Given exercise
Reproduce exactly, with no pictures, each line from the opening of the material down through the line containing "121, 124, 127]".
## start
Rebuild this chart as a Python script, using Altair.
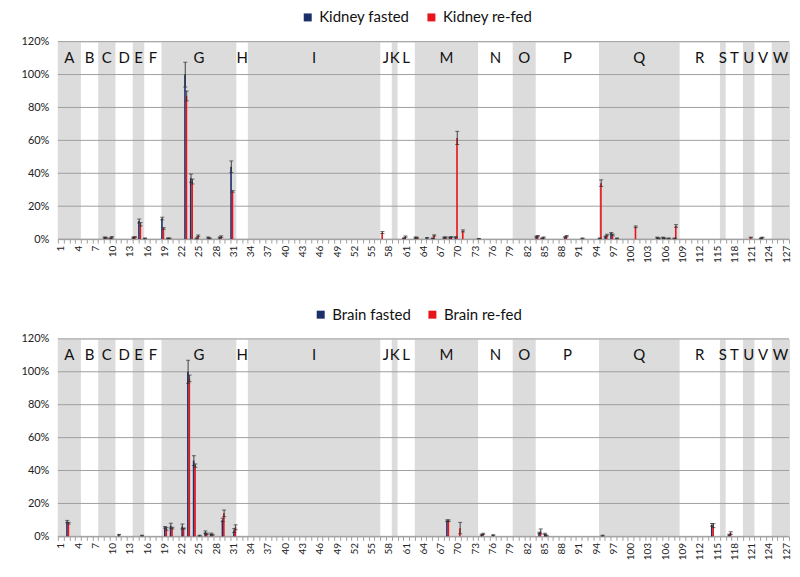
import altair as alt
import pandas as pd

# ---------------- data ----------------
CATS = list(range(1, 128))
Y_TICKS = [0, 20, 40, 60, 80, 100, 120]

REGION_LETTERS = list("ABCDEFGHIJKLMNOPQRSTUVW")
REGION_START = [1, 5, 8, 11, 14, 16, 19, 32, 34, 57, 59, 60, 63, 74, 80, 84, 95, 109, 116, 117, 120, 122, 125]
REGION_END = [4, 7, 10, 13, 15, 18, 31, 33, 56, 58, 59, 62, 73, 79, 83, 94, 108, 115, 116, 119, 121, 124, 127]

KIDNEY_CAT = [9, 10, 14, 15, 16, 19, 20, 23, 24, 25, 27, 29, 31, 57, 61, 63, 65, 66, 68, 69, 70, 71, 74,
              84, 85, 89, 92, 95, 96, 97, 98, 101, 105, 106, 107, 108, 121, 123]
KIDNEY_FASTED = [1.0, 0.5, 1.0, 11.0, 0.5, 12.5, 0.5, 100, 37, 0.5, 1.0, 1.0, 44, 0, 0.5, 1.0, 0.8, 0.5, 1.0, 1.0, 1.2, 0, 0.3,
                 1.5, 0.5, 1.2, 0.5, 0.5, 1.5, 3.5, 0.5, 0, 1.0, 1.0, 0.5, 0.5, 0, 0.5]
KIDNEY_FASTED_ERR = [0.3, 0.2, 0.3, 1.2, 0.2, 0.8, 0.2, 7.5, 2.5, 0.3, 0.3, 0.3, 3.5, 0, 0.2, 0.3, 0.2, 0.2, 0.3, 0.3, 0.3, 0, 0.1,
                     0.3, 0.2, 0.3, 0.2, 0.2, 0.3, 0.5, 0.2, 0, 0.2, 0.2, 0.2, 0.2, 0, 0.2]
KIDNEY_REFED = [0.8, 1.2, 1.2, 9.0, 0, 6.5, 0.5, 87, 35, 2.0, 0.5, 1.5, 29, 4.0, 1.5, 0.8, 0, 2.2, 1.0, 1.2, 61.5, 5.0, 0,
                1.8, 1.0, 1.8, 0, 34, 2.5, 2.5, 0, 7.5, 0.5, 0.5, 0, 8.0, 1.0, 1.0]
KIDNEY_REFED_ERR = [0.3, 0.4, 0.3, 1.0, 0, 0.5, 0.2, 3.0, 1.5, 0.5, 0.2, 0.5, 0.5, 0.6, 0.4, 0.3, 0, 0.4, 0.3, 0.3, 4.0, 0.6, 0,
                    0.4, 0.3, 0.4, 0, 2.0, 0.5, 0.5, 0, 0.5, 0.2, 0.2, 0, 0.8, 0.2, 0.2]

BRAIN_CAT = [2, 11, 15, 19, 20, 22, 23, 24, 25, 26, 27, 29, 31, 68, 70, 74, 76, 84, 85, 95, 114, 117]
BRAIN_FASTED = [9.0, 1.0, 0.5, 5.5, 6.5, 6.0, 100, 46, 0.5, 2.5, 1.5, 10.0, 3.5, 9.5, 0, 1.0, 0.8, 2.0, 1.5, 0.5, 7.0, 1.0]
BRAIN_FASTED_ERR = [0.7, 0.2, 0.2, 0.5, 1.5, 1.5, 7.0, 3.0, 0.2, 0.8, 0.5, 1.0, 1.2, 0.5, 0, 0.3, 0.2, 0.5, 0.4, 0.2, 0.8, 0.3]
BRAIN_REFED = [8.0, 0, 0, 4.5, 5.0, 4.8, 96, 43, 0, 1.5, 1.0, 14.0, 5.5, 9.5, 5.0, 1.5, 0, 3.0, 0.5, 0, 6.5, 2.0]
BRAIN_REFED_ERR = [0.5, 0, 0, 0.8, 0.5, 0.3, 2.0, 1.0, 0, 0.5, 0.3, 2.0, 1.5, 0.5, 3.5, 0.4, 0, 1.5, 0.2, 0, 1.2, 0.8]

# ---------------- style ----------------
NAVY = "#1b2f6b"
RED = "#e8141c"
BAND_GREY = "#dcdcdc"
GRID = "#a0a0a0"
ERR = "#303030"
FONT = "Lato"
W, H = 733, 198

regions = pd.DataFrame({
    "letter": REGION_LETTERS,
    "start": [s - 0.5 for s in REGION_START],
    "end": [e + 0.5 for e in REGION_END],
    "mid": [(s + e) / 2 for s, e in zip(REGION_START, REGION_END)],
    "shaded": [i % 2 == 0 for i in range(len(REGION_LETTERS))],
})
grid_df = pd.DataFrame({"y": Y_TICKS})

yscale = alt.Scale(domain=[0, 120], nice=False)
yaxis = alt.Axis(values=Y_TICKS, labelExpr="datum.value + '%'", grid=False, domain=False,
                 ticks=False, tickSize=0, labelPadding=9, labelFont=FONT, labelFontSize=11,
                 labelColor="#222", title=None, minExtent=49, maxExtent=49)
xq = alt.Scale(domain=[0.5, 127.5], nice=False, zero=False)
xband = alt.Scale(domain=CATS, paddingInner=0, paddingOuter=0)
xaxis = alt.Axis(labelExpr="(datum.value - 1) % 3 == 0 ? '' + datum.value : ''", labelAngle=270,
                 labelFont=FONT, labelFontSize=10, labelColor="#222", labelOverlap=False,
                 tickBand="extent", tickSize=4, tickColor=GRID, domainColor=GRID,
                 labelPadding=2, title=None, grid=False, minExtent=22, maxExtent=22)


def Y(field):
    return alt.Y(field, type="quantitative", scale=yscale, axis=yaxis)


def panel(name, cats, f, fe, r, re, legend_x):
    s_f, s_r = name + " fasted", name + " re-fed"
    rows = []
    for c, v, e in zip(cats, f, fe):
        rows.append({"cat": c, "series": s_f, "value": v, "err": e})
    for c, v, e in zip(cats, r, re):
        rows.append({"cat": c, "series": s_r, "value": v, "err": e})
    df = pd.DataFrame(rows)

    xoff = alt.XOffset("series:N", scale=alt.Scale(domain=[s_f, s_r], paddingInner=0, paddingOuter=0))

    bands = alt.Chart(regions).transform_filter("datum.shaded").transform_calculate(
        y0="0", y1="120").mark_rect(color=BAND_GREY).encode(
        x=alt.X("start:Q", scale=xq, axis=None), x2="end:Q",
        y=Y("y0"), y2="y1:Q")

    gridlines = alt.Chart(grid_df).mark_rule(color=GRID, strokeWidth=1).encode(y=Y("y"))

    letters = alt.Chart(regions).transform_calculate(ly="110").mark_text(
        font=FONT, fontSize=15, color="#111").encode(
        x=alt.X("mid:Q", scale=xq, axis=None), y=Y("ly"), text="letter:N")

    bars = alt.Chart(df).transform_filter("datum.value > 0").mark_bar(
        width=alt.RelativeBandSize(1.12)).encode(
        x=alt.X("cat:O", scale=xband, axis=xaxis),
        xOffset=xoff,
        y=Y("value"),
        color=alt.Color("series:N", scale=alt.Scale(domain=[s_f, s_r], range=[NAVY, RED]),
                        legend=alt.Legend(title=None, orient="none", direction="horizontal",
                                          legendX=legend_x, legendY=-32, symbolType="square",
                                          symbolSize=64, symbolStrokeWidth=0, labelFont=FONT,
                                          labelFontSize=15, labelColor="#111", columnPadding=14,
                                          padding=0)),
    )

    err_base = alt.Chart(df).transform_filter("datum.value > 0 && datum.err > 0").transform_calculate(
        lo="max(datum.value - datum.err, 0)", hi="datum.value + datum.err")

    err_rule = err_base.mark_rule(color=ERR, strokeWidth=0.9).encode(
        x=alt.X("cat:O", scale=xband, axis=None), xOffset=xoff, y=Y("lo"), y2="hi:Q")

    caps = err_base.transform_fold(["lo", "hi"], as_=["which", "capv"]).mark_tick(
        color=ERR, thickness=1, size=4).encode(
        x=alt.X("cat:O", scale=xband, axis=None), xOffset=xoff, y=Y("capv"))

    return alt.layer(bands, gridlines, letters, bars, err_rule, caps).resolve_scale(
        x="independent").properties(width=W, height=H)


top = panel("Kidney", KIDNEY_CAT, KIDNEY_FASTED, KIDNEY_FASTED_ERR, KIDNEY_REFED, KIDNEY_REFED_ERR, 243)
bottom = panel("Brain", BRAIN_CAT, BRAIN_FASTED, BRAIN_FASTED_ERR, BRAIN_REFED, BRAIN_REFED_ERR, 256)

chart = alt.vconcat(top, bottom, spacing=43).resolve_scale(color="independent").resolve_legend(
    color="independent").configure_view(stroke=None).configure(padding=0)

chart.save("out.html", embed_options={"renderer": "svg", "actions": False})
## end
Reply
Rebuild this chart as a Python script, using Altair.
import altair as alt
import pandas as pd

# ---------------- data ----------------
CATS = list(range(1, 128))
Y_TICKS = [0, 20, 40, 60, 80, 100, 120]

REGION_LETTERS = list("ABCDEFGHIJKLMNOPQRSTUVW")
REGION_START = [1, 5, 8, 11, 14, 16, 19, 32, 34, 57, 59, 60, 63, 74, 80, 84, 95, 109, 116, 117, 120, 122, 125]
REGION_END = [4, 7, 10, 13, 15, 18, 31, 33, 56, 58, 59, 62, 73, 79, 83, 94, 108, 115, 116, 119, 121, 124, 127]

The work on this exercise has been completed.